Her remarks were echoed this week by East Lansing resident Bob Pratt, who spoke at Council during public comments on the welcoming resolution. Pratt, who is retired from working as Fire Marshall for East Lansing, told Council the appreciated the resolution and its intent, and noted there are refugees coming not only from Syria but from South America, Tibet, and West Africa.

According to Harris, “Our clients all have similar needs. They need to be shown around the area. They need help with transportation to work, school, ESL classes, grocery store, worship, laundromats, etc. They need help learning to drive and buying cars. They may need help with English or tutoring their children in school. They can be guided to higher education or training services. Mostly, they need friends. They are starting a whole new life here so they need people and support and roots to stabilize them so that they can move forward.”

Refugees are likely to stay in Ingham County, because Refugee Services has a strong relationship with the Ingham County DHHS, Ingham County Health Department, and Capital Area Michigan Works. Harris says the agency “usually place people in Lansing because the housing is most affordable,” but that “if they have family in other areas like East Lansing or Haslett,  they may be housed closer to their family, but may need assistance covering the costs of rent.”

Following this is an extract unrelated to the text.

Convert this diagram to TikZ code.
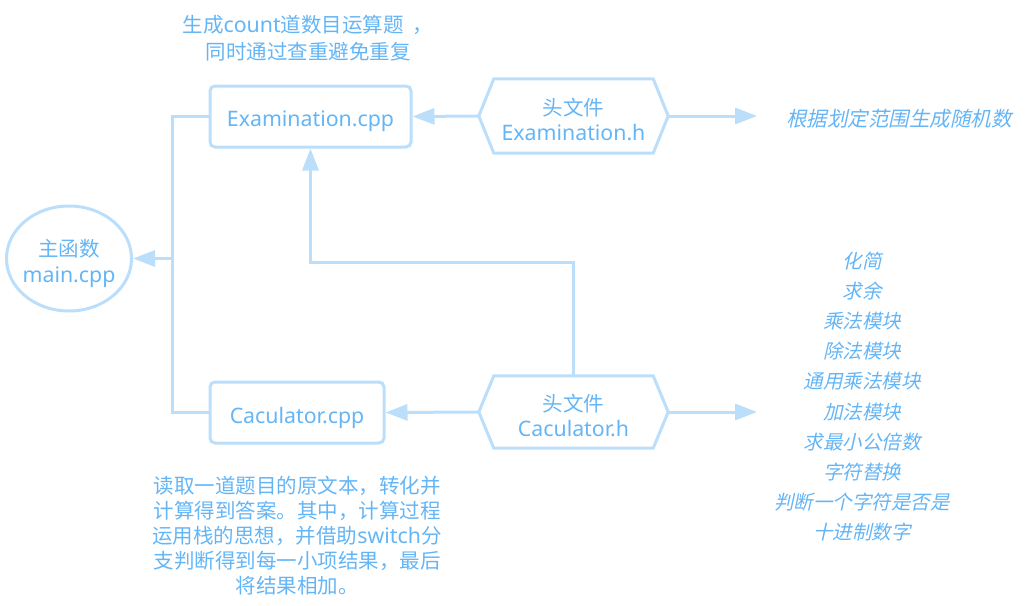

Once in the United States, all refugees receive a small resettlement allowance from the Department of State, typically a lump sum of $925.00 to $1225.00. All costs to set up a house come from the resettlement allowance, which is why Harris’s staff “tries to do as much as we can with donations so that the families can use their resettlement allowance for food, diapers, and other necessities. We collect furniture and household goods from the community to set up housing for new arrivals.”

Families and individuals are also eligible to receive benefits for the first few months until they get a job. Harris explains that Refugee Services has “a special expedited employment program called ‘Match Grant’ that covers basic necessities like rent and utilities for new arrivals so that they do not access public assistance. Once they start working, this assistance ends.” All refugees who meet the economic requirements are eligible for public assistance such as subsidized housing, WIC, Bridge Cards, and energy assistance.

If you want to help, Harris suggests that the best way is to connect with Refugee Services, which has “a very organized program for volunteers that provides training and orientation to have the most impact in a safe environment for everyone.”

Details, including how to get started, are here. SVCC maintains an ongoing collections of new and gently used furniture (except for beds) and household goods that can be dropped off at their office during working hours. Newcomers are generally referred to thrift stores for clothing because the charity doesn’t have the space to sort clothing. Donations of money for the period before a first paycheck period are welcomed.

Refugee Services also provides an employment program that serves all newly arrived refugees for up to five years after arrival. Most new arrivals start working within the first few months, and if anyone knows of job openings, they are encouraged to contact Harris or her staff as the agency works directly with employers to help place people.

Safe and affordable housings is also a serious need. This is a significant challenge, and Refugee Services works closely with local landlords to encourage them to keep up their properties and also works with their clients to teach them to take care of their new homes.

In addition to donations of money, household goods or connections to jobs or housing, Refugee Services seeks donations of human connection. “We have a mentoring program if anyone wants to be matched with a new family to show them around town, how to use the laundromat, library, farmer’s market, etc.” explains Harris.

In the end, the greatest gift to refugees from any country may be an extended hand of friendship in an alien land.